[AIM]
Line by line, repeat the data below exactly, beginning at the first line and ending at the line with "const criticalityTicks = [0, 0.2, 0.4, 0.6, 0.8, 1];". Omit pictures.

[INFORMATION PROVIDED]
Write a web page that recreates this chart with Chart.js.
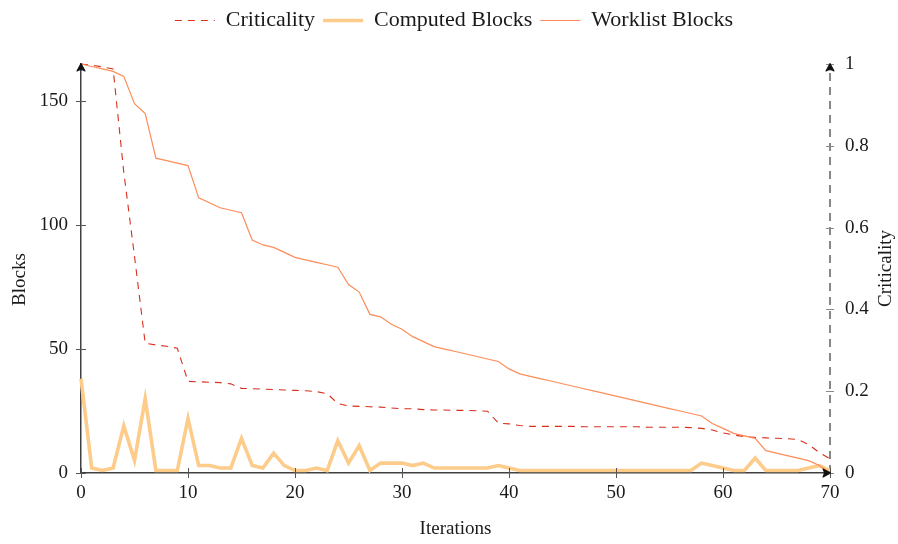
<!DOCTYPE html>
<html>
<head>
<meta charset="utf-8">
<script src="https://cdn.jsdelivr.net/npm/chart.js@4/dist/chart.umd.min.js"></script>
<style>
  html, body { margin: 0; padding: 0; background: #ffffff; }
  #wrap { width: 898px; height: 544px; }
</style>
</head>
<body>
<div id="wrap"><canvas id="chart" width="898" height="544"></canvas></div>
<script>
// Iteration index of the solver loop
const iterations = [
  0, 1, 2, 3, 4, 5, 6, 7, 8, 9,
  10, 11, 12, 13, 14, 15, 16, 17, 18, 19,
  20, 21, 22, 23, 24, 25, 26, 27, 28, 29,
  30, 31, 32, 33, 34, 35, 36, 37, 38, 39,
  40, 41, 42, 43, 44, 45, 46, 47, 48, 49,
  50, 51, 52, 53, 54, 55, 56, 57, 58, 59,
  60, 61, 62, 63, 64, 65, 66, 67, 68, 69,
  70
];

// Normalised criticality per iteration (right axis)
const criticality = [
  1.000, 0.997, 0.993, 0.988, 0.735, 0.530, 0.317, 0.313, 0.310, 0.305,
  0.224, 0.223, 0.222, 0.221, 0.218, 0.207, 0.206, 0.205, 0.204, 0.203,
  0.202, 0.201, 0.199, 0.194, 0.170, 0.164, 0.163, 0.162, 0.161, 0.159,
  0.157, 0.157, 0.155, 0.154, 0.154, 0.153, 0.153, 0.152, 0.151, 0.122,
  0.120, 0.116, 0.114, 0.114, 0.114, 0.114, 0.114, 0.113, 0.113, 0.113,
  0.113, 0.113, 0.113, 0.112, 0.112, 0.112, 0.112, 0.111, 0.109, 0.105,
  0.098, 0.093, 0.089, 0.087, 0.086, 0.085, 0.084, 0.082, 0.070, 0.050,
  0.035
];

// Blocks recomputed in each iteration
const computedBlocks = [
  38, 2, 1, 2, 19, 5, 30, 1, 1, 1,
  22, 3, 3, 2, 2, 14, 3, 2, 8, 3,
  1, 1, 2, 1, 13, 4, 11, 1, 4, 4,
  4, 3, 4, 2, 2, 2, 2, 2, 2, 3,
  2, 1, 1, 1, 1, 1, 1, 1, 1, 1,
  1, 1, 1, 1, 1, 1, 1, 1, 4, 3,
  2, 1, 1, 6, 1, 1, 1, 1, 2, 3,
  1
];

// Blocks still waiting on the worklist
const worklistBlocks = [
  165, 164, 163, 162, 160, 149, 145, 127, 126, 125,
  124, 111, 109, 107, 106, 105, 94, 92, 91, 89,
  87, 86, 85, 84, 83, 76, 73, 64, 63, 60,
  58, 55, 53, 51, 50, 49, 48, 47, 46, 45,
  42, 40, 39, 38, 37, 36, 35, 34, 33, 32,
  31, 30, 29, 28, 27, 26, 25, 24, 23, 20,
  18, 16, 15, 14, 9, 8, 7, 6, 5, 3,
  0
];

const iterationTicks = [0, 10, 20, 30, 40, 50, 60, 70];
const blockTicks = [0, 50, 100, 150];
const criticalityTicks = [0, 0.2, 0.4, 0.6, 0.8, 1];

const FONT = '"Liberation Serif", "DejaVu Serif", serif';
const TEXT = '#1a1a1a';
const AXIS = '#404040';

const toPoints = (values) => iterations.map((it, i) => ({ x: it, y: values[i] }));
const fixedTicks = (list) => (scale) => { scale.ticks = list.map(v => ({ value: v })); };

// Axis decorations: dashed right axis, crossing tick marks, arrow heads, titles, legend
const decor = {
  id: 'decor',
  beforeDatasetsDraw(chart) {
    const { ctx, chartArea: a } = chart;
    ctx.save();
    ctx.strokeStyle = '#555';
    ctx.lineWidth = 1.4;
    ctx.setLineDash([8, 6]);
    ctx.beginPath();
    ctx.moveTo(a.right, a.bottom);
    ctx.lineTo(a.right, a.top + 2);
    ctx.stroke();
    ctx.restore();
  },
  afterDatasetsDraw(chart) {
    const { ctx, chartArea: a, scales } = chart;
    const x = scales.x, y = scales.y, y1 = scales.y1;
    ctx.save();

    // tick marks crossing the axes
    ctx.lineWidth = 1;
    ctx.strokeStyle = '#555';
    ctx.beginPath();
    blockTicks.forEach(v => {
      const py = Math.round(y.getPixelForValue(v)) + 0.5;
      ctx.moveTo(a.left - 5, py); ctx.lineTo(a.left + 5, py);
    });
    iterationTicks.forEach(v => {
      const px = Math.round(x.getPixelForValue(v)) + 0.5;
      ctx.moveTo(px, a.bottom - 5); ctx.lineTo(px, a.bottom + 5);
    });
    ctx.stroke();
    ctx.strokeStyle = '#8a8a8a';
    ctx.beginPath();
    criticalityTicks.forEach(v => {
      const py = Math.round(y1.getPixelForValue(v)) + 0.5;
      ctx.moveTo(a.right - 4, py); ctx.lineTo(a.right + 4, py);
    });
    ctx.stroke();

    // arrow heads at the axis ends
    const arrow = (tx, ty, angle) => {
      ctx.save();
      ctx.translate(tx, ty);
      ctx.rotate(angle);
      ctx.strokeStyle = '#111';
      ctx.fillStyle = '#111';
      ctx.lineWidth = 1.1;
      ctx.lineJoin = 'round';
      ctx.beginPath();
      ctx.moveTo(0.5, 0);
      ctx.lineTo(-7, -4);
      ctx.quadraticCurveTo(-4.5, 0, -7, 4);
      ctx.closePath();
      ctx.fill();
      ctx.stroke();
      ctx.restore();
    };
    arrow(a.left, a.top, -Math.PI / 2);
    arrow(a.right, a.top, -Math.PI / 2);
    arrow(a.right, a.bottom, 0);

    // axis titles
    ctx.fillStyle = TEXT;
    ctx.font = '19px ' + FONT;
    ctx.textAlign = 'center';
    ctx.textBaseline = 'middle';
    ctx.fillText('Iterations', (a.left + a.right) / 2, 529);
    ctx.save();
    ctx.translate(20, (a.top + a.bottom) / 2 + 11);
    ctx.rotate(-Math.PI / 2);
    ctx.fillText('Blocks', 0, 0);
    ctx.restore();
    ctx.save();
    ctx.translate(886, (a.top + a.bottom) / 2);
    ctx.rotate(-Math.PI / 2);
    ctx.fillText('Criticality', 0, 0);
    ctx.restore();

    // legend row
    ctx.font = '22px ' + FONT;
    const lineLen = 40, gapText = 11, gapItem = 8;
    const items = chart.data.datasets.map(ds => ({ ds, w: ctx.measureText(ds.label).width }));
    const total = items.reduce((s, it) => s + lineLen + gapText + it.w, 0) + gapItem * (items.length - 1);
    let cx = 454 - total / 2;
    const ly = 20;
    items.forEach(({ ds, w }) => {
      ctx.save();
      ctx.strokeStyle = ds.borderColor;
      ctx.lineWidth = ds.borderWidth;
      ctx.setLineDash(ds.borderDash || []);
      ctx.beginPath();
      ctx.moveTo(cx, ly + 0.5); ctx.lineTo(cx + lineLen, ly + 0.5);
      ctx.stroke();
      ctx.restore();
      ctx.fillStyle = TEXT;
      ctx.textAlign = 'left';
      ctx.fillText(ds.label, cx + lineLen + gapText, ly);
      cx += lineLen + gapText + w + gapItem;
    });
    ctx.restore();
  }
};

new Chart(document.getElementById('chart'), {
  type: 'line',
  data: {
    datasets: [
      {
        label: 'Criticality',
        data: toPoints(criticality),
        yAxisID: 'y1',
        borderColor: '#d7301f',
        borderWidth: 1.1,
        borderDash: [7, 6],
        pointRadius: 0,
        tension: 0,
        fill: false,
        order: 2,
        clip: false
      },
      {
        label: 'Computed Blocks',
        data: toPoints(computedBlocks),
        yAxisID: 'y',
        borderColor: '#fdcc8a',
        borderWidth: 3.6,
        pointRadius: 0,
        tension: 0,
        fill: false,
        order: 1,
        clip: false
      },
      {
        label: 'Worklist Blocks',
        data: toPoints(worklistBlocks),
        yAxisID: 'y',
        borderColor: '#fc8d59',
        borderWidth: 1.2,
        pointRadius: 0,
        tension: 0,
        fill: false,
        order: 0,
        clip: false
      }
    ]
  },
  options: {
    responsive: false,
    animation: false,
    devicePixelRatio: 1,
    layout: { padding: { top: 64, left: 0, right: 0, bottom: 0 } },
    plugins: {
      legend: { display: false },
      tooltip: { enabled: false }
    },
    scales: {
      x: {
        type: 'linear',
        position: 'bottom',
        min: 0,
        max: 70,
        afterBuildTicks: fixedTicks(iterationTicks),
        afterFit: (s) => { s.height = 71; },
        grid: { display: false, drawTicks: false },
        border: { display: true, color: AXIS, width: 1.5 },
        ticks: { color: TEXT, font: { family: FONT, size: 19 }, padding: 9, maxRotation: 0 }
      },
      y: {
        type: 'linear',
        position: 'left',
        min: 0,
        max: 165,
        afterBuildTicks: fixedTicks(blockTicks),
        afterFit: (s) => { s.width = 81; },
        grid: { display: false, drawTicks: false },
        border: { display: true, color: AXIS, width: 1.5 },
        ticks: { color: TEXT, font: { family: FONT, size: 19 }, padding: 13 }
      },
      y1: {
        type: 'linear',
        position: 'right',
        min: 0,
        max: 1,
        afterBuildTicks: fixedTicks(criticalityTicks),
        afterFit: (s) => { s.width = 68; },
        grid: { display: false, drawTicks: false },
        border: { display: false },
        ticks: { color: TEXT, font: { family: FONT, size: 19 }, padding: 15, callback: (v) => String(v) }
      }
    }
  },
  plugins: [decor]
});
</script>
</body>
</html>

[SOLUTION FOR THIS EXERCISE]
Write a web page that recreates this chart with Chart.js.
<!DOCTYPE html>
<html>
<head>
<meta charset="utf-8">
<script src="https://cdn.jsdelivr.net/npm/chart.js@4/dist/chart.umd.min.js"></script>
<style>
  html, body { margin: 0; padding: 0; background: #ffffff; }
  #wrap { width: 898px; height: 544px; }
</style>
</head>
<body>
<div id="wrap"><canvas id="chart" width="898" height="544"></canvas></div>
<script>
// Iteration index of the solver loop
const iterations = [
  0, 1, 2, 3, 4, 5, 6, 7, 8, 9,
  10, 11, 12, 13, 14, 15, 16, 17, 18, 19,
  20, 21, 22, 23, 24, 25, 26, 27, 28, 29,
  30, 31, 32, 33, 34, 35, 36, 37, 38, 39,
  40, 41, 42, 43, 44, 45, 46, 47, 48, 49,
  50, 51, 52, 53, 54, 55, 56, 57, 58, 59,
  60, 61, 62, 63, 64, 65, 66, 67, 68, 69,
  70
];

// Normalised criticality per iteration (right axis)
const criticality = [
  1.000, 0.997, 0.993, 0.988, 0.735, 0.530, 0.317, 0.313, 0.310, 0.305,
  0.224, 0.223, 0.222, 0.221, 0.218, 0.207, 0.206, 0.205, 0.204, 0.203,
  0.202, 0.201, 0.199, 0.194, 0.170, 0.164, 0.163, 0.162, 0.161, 0.159,
  0.157, 0.157, 0.155, 0.154, 0.154, 0.153, 0.153, 0.152, 0.151, 0.122,
  0.120, 0.116, 0.114, 0.114, 0.114, 0.114, 0.114, 0.113, 0.113, 0.113,
  0.113, 0.113, 0.113, 0.112, 0.112, 0.112, 0.112, 0.111, 0.109, 0.105,
  0.098, 0.093, 0.089, 0.087, 0.086, 0.085, 0.084, 0.082, 0.070, 0.050,
  0.035
];

// Blocks recomputed in each iteration
const computedBlocks = [
  38, 2, 1, 2, 19, 5, 30, 1, 1, 1,
  22, 3, 3, 2, 2, 14, 3, 2, 8, 3,
  1, 1, 2, 1, 13, 4, 11, 1, 4, 4,
  4, 3, 4, 2, 2, 2, 2, 2, 2, 3,
  2, 1, 1, 1, 1, 1, 1, 1, 1, 1,
  1, 1, 1, 1, 1, 1, 1, 1, 4, 3,
  2, 1, 1, 6, 1, 1, 1, 1, 2, 3,
  1
];

// Blocks still waiting on the worklist
const worklistBlocks = [
  165, 164, 163, 162, 160, 149, 145, 127, 126, 125,
  124, 111, 109, 107, 106, 105, 94, 92, 91, 89,
  87, 86, 85, 84, 83, 76, 73, 64, 63, 60,
  58, 55, 53, 51, 50, 49, 48, 47, 46, 45,
  42, 40, 39, 38, 37, 36, 35, 34, 33, 32,
  31, 30, 29, 28, 27, 26, 25, 24, 23, 20,
  18, 16, 15, 14, 9, 8, 7, 6, 5, 3,
  0
];

const iterationTicks = [0, 10, 20, 30, 40, 50, 60, 70];
const blockTicks = [0, 50, 100, 150];
const criticalityTicks = [0, 0.2, 0.4, 0.6, 0.8, 1];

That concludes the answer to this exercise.